# REQUIRED TASK:
Without including any pictures, write out the listing below exactly.

# SUPPLIED DATA:
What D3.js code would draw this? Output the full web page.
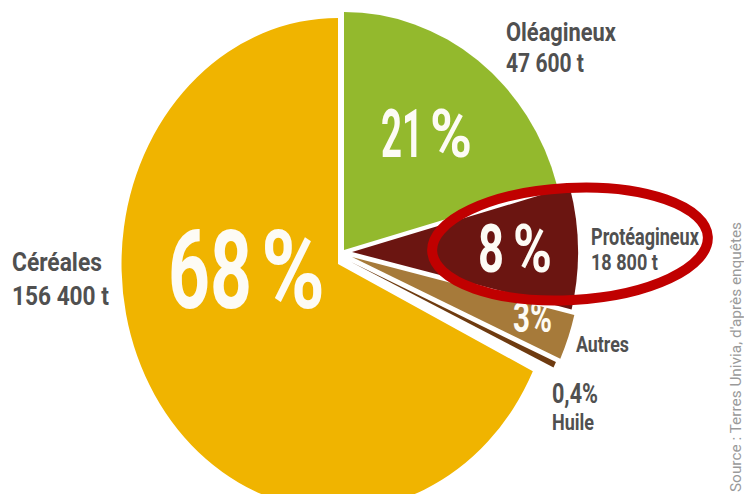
<!DOCTYPE html>
<html>
<head>
<meta charset="utf-8">
<script src="https://cdn.jsdelivr.net/npm/d3@7.9.0/dist/d3.min.js"></script>
<style>
  html, body { margin: 0; padding: 0; background: #fff; }
  svg { display: block; font-family: Roboto, "Liberation Sans", sans-serif; }
</style>
</head>
<body>
<svg id="chart" width="744" height="494"></svg>
<script>
// ---- Data (tonnes) ----
const categories = ['Oléagineux', 'Protéagineux', 'Autres', 'Huile', 'Céréales'];
const tonnes = [47600, 18800, 6900, 900, 156400];
const tonnageLabels = ['47 600 t', '18 800 t', '', '', '156 400 t'];
const percentLabels = ['21', '8', '3', '0,4', '68'];

// ---- Visual constants ----
const colors = ['#93b92d', '#6b1511', '#a67a3a', '#6e3b10', '#f0b400'];
// each slice is drawn slightly detached, and the whole pie is a bit narrow
const slicePlace = [
  { x: 344, y: 250, r: 238, sx: 0.93 },
  { x: 352, y: 252, r: 243, sx: 0.93 },
  { x: 352, y: 257, r: 246, sx: 0.93 },
  { x: 351, y: 262, r: 242, sx: 0.93 },
  { x: 338, y: 264, r: 246, sx: 0.88 }
];
const grey = '#505050';
const white = '#fdfbf5';

const svg = d3.select('#chart');

// ---- Pie ----
const pie = d3.pie().sort(null).value((d) => d);
const arcData = pie(tonnes);

svg.append('g')
  .selectAll('path')
  .data(arcData)
  .join('path')
  .attr('transform', (d, i) => `translate(${slicePlace[i].x},${slicePlace[i].y}) scale(${slicePlace[i].sx},1)`)
  .attr('d', (d, i) => d3.arc().innerRadius(0).outerRadius(slicePlace[i].r)(d))
  .attr('fill', (d, i) => colors[i]);

// condensed text: left x, baseline y, squeezed to the wanted width
function txt(x, y, str, size, width, fill = grey, weight = 700) {
  const t = svg.append('text')
    .attr('font-size', size)
    .attr('font-weight', weight)
    .attr('fill', fill)
    .text(str);
  const k = width / t.node().getComputedTextLength();
  t.attr('transform', `translate(${x},${y}) scale(${k},1)`);
  return t;
}

// ---- Big white percentages inside the slices ----
txt(168, 308, percentLabels[4], 110, 84, white);
txt(261, 308, '%', 110, 64, white);
txt(381, 157, percentLabels[0], 66, 42, white);
txt(430, 157, '%', 66, 42, white);
txt(478, 272, percentLabels[1], 66, 26, white);
txt(513, 272, '%', 66, 39, white);
txt(513, 332, percentLabels[2], 42, 17, white);
txt(530, 332, '%', 42, 22, white);

// ---- Red highlight ring round Protéagineux ----
svg.append('ellipse')
  .attr('cx', 570)
  .attr('cy', 244)
  .attr('rx', 138)
  .attr('ry', 56)
  .attr('transform', 'rotate(-3 570 244)')
  .attr('fill', 'none')
  .attr('stroke', '#c00000')
  .attr('stroke-width', 10);

// ---- Category labels ----
txt(506, 41, categories[0], 25, 110);
txt(506, 72, tonnageLabels[0], 25, 78);
txt(591, 245, categories[1], 23, 108);
txt(591, 270, tonnageLabels[1], 23, 67);
txt(12, 271, categories[4], 26, 90);
txt(12, 305, tonnageLabels[4], 26, 97);
txt(576, 352, categories[2], 22, 53);
txt(552, 403, percentLabels[3] + '%', 28, 46);
txt(552, 430, categories[3], 22, 42);

// ---- Source, rotated ----
svg.append('text')
  .attr('transform', 'translate(741,492) rotate(-90)')
  .attr('font-size', 15)
  .attr('fill', '#9a9a9a')
  .attr('textLength', 270)
  .attr('lengthAdjust', 'spacingAndGlyphs')
  .text("Source : Terres Univia, d'après enquêtes");
</script>
</body>
</html>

# TASK RESPONSE:
What D3.js code would draw this? Output the full web page.
<!DOCTYPE html>
<html>
<head>
<meta charset="utf-8">
<script src="https://cdn.jsdelivr.net/npm/d3@7.9.0/dist/d3.min.js"></script>
<style>
  html, body { margin: 0; padding: 0; background: #fff; }
  svg { display: block; font-family: Roboto, "Liberation Sans", sans-serif; }
</style>
</head>
<body>
<svg id="chart" width="744" height="494"></svg>
<script>
// ---- Data (tonnes) ----
const categories = ['Oléagineux', 'Protéagineux', 'Autres', 'Huile', 'Céréales'];
const tonnes = [47600, 18800, 6900, 900, 156400];
const tonnageLabels = ['47 600 t', '18 800 t', '', '', '156 400 t'];
const percentLabels = ['21', '8', '3', '0,4', '68'];

// ---- Visual constants ----
const colors = ['#93b92d', '#6b1511', '#a67a3a', '#6e3b10', '#f0b400'];
// each slice is drawn slightly detached, and the whole pie is a bit narrow
const slicePlace = [
  { x: 344, y: 250, r: 238, sx: 0.93 },
  { x: 352, y: 252, r: 243, sx: 0.93 },
  { x: 352, y: 257, r: 246, sx: 0.93 },
  { x: 351, y: 262, r: 242, sx: 0.93 },
  { x: 338, y: 264, r: 246, sx: 0.88 }
];
const grey = '#505050';
const white = '#fdfbf5';

const svg = d3.select('#chart');

// ---- Pie ----
const pie = d3.pie().sort(null).value((d) => d);
const arcData = pie(tonnes);

svg.append('g')
  .selectAll('path')
  .data(arcData)
  .join('path')
  .attr('transform', (d, i) => `translate(${slicePlace[i].x},${slicePlace[i].y}) scale(${slicePlace[i].sx},1)`)
  .attr('d', (d, i) => d3.arc().innerRadius(0).outerRadius(slicePlace[i].r)(d))
  .attr('fill', (d, i) => colors[i]);

// condensed text: left x, baseline y, squeezed to the wanted width
function txt(x, y, str, size, width, fill = grey, weight = 700) {
  const t = svg.append('text')
    .attr('font-size', size)
    .attr('font-weight', weight)
    .attr('fill', fill)
    .text(str);
  const k = width / t.node().getComputedTextLength();
  t.attr('transform', `translate(${x},${y}) scale(${k},1)`);
  return t;
}

// ---- Big white percentages inside the slices ----
txt(168, 308, percentLabels[4], 110, 84, white);
txt(261, 308, '%', 110, 64, white);
txt(381, 157, percentLabels[0], 66, 42, white);
txt(430, 157, '%', 66, 42, white);
txt(478, 272, percentLabels[1], 66, 26, white);
txt(513, 272, '%', 66, 39, white);
txt(513, 332, percentLabels[2], 42, 17, white);
txt(530, 332, '%', 42, 22, white);

// ---- Red highlight ring round Protéagineux ----
svg.append('ellipse')
  .attr('cx', 570)
  .attr('cy', 244)
  .attr('rx', 138)
  .attr('ry', 56)
  .attr('transform', 'rotate(-3 570 244)')
  .attr('fill', 'none')
  .attr('stroke', '#c00000')
  .attr('stroke-width', 10);

// ---- Category labels ----
txt(506, 41, categories[0], 25, 110);
txt(506, 72, tonnageLabels[0], 25, 78);
txt(591, 245, categories[1], 23, 108);
txt(591, 270, tonnageLabels[1], 23, 67);
txt(12, 271, categories[4], 26, 90);
txt(12, 305, tonnageLabels[4], 26, 97);
txt(576, 352, categories[2], 22, 53);
txt(552, 403, percentLabels[3] + '%', 28, 46);
txt(552, 430, categories[3], 22, 42);

// ---- Source, rotated ----
svg.append('text')
  .attr('transform', 'translate(741,492) rotate(-90)')
  .attr('font-size', 15)
  .attr('fill', '#9a9a9a')
  .attr('textLength', 270)
  .attr('lengthAdjust', 'spacingAndGlyphs')
  .text("Source : Terres Univia, d'après enquêtes");
</script>
</body>
</html>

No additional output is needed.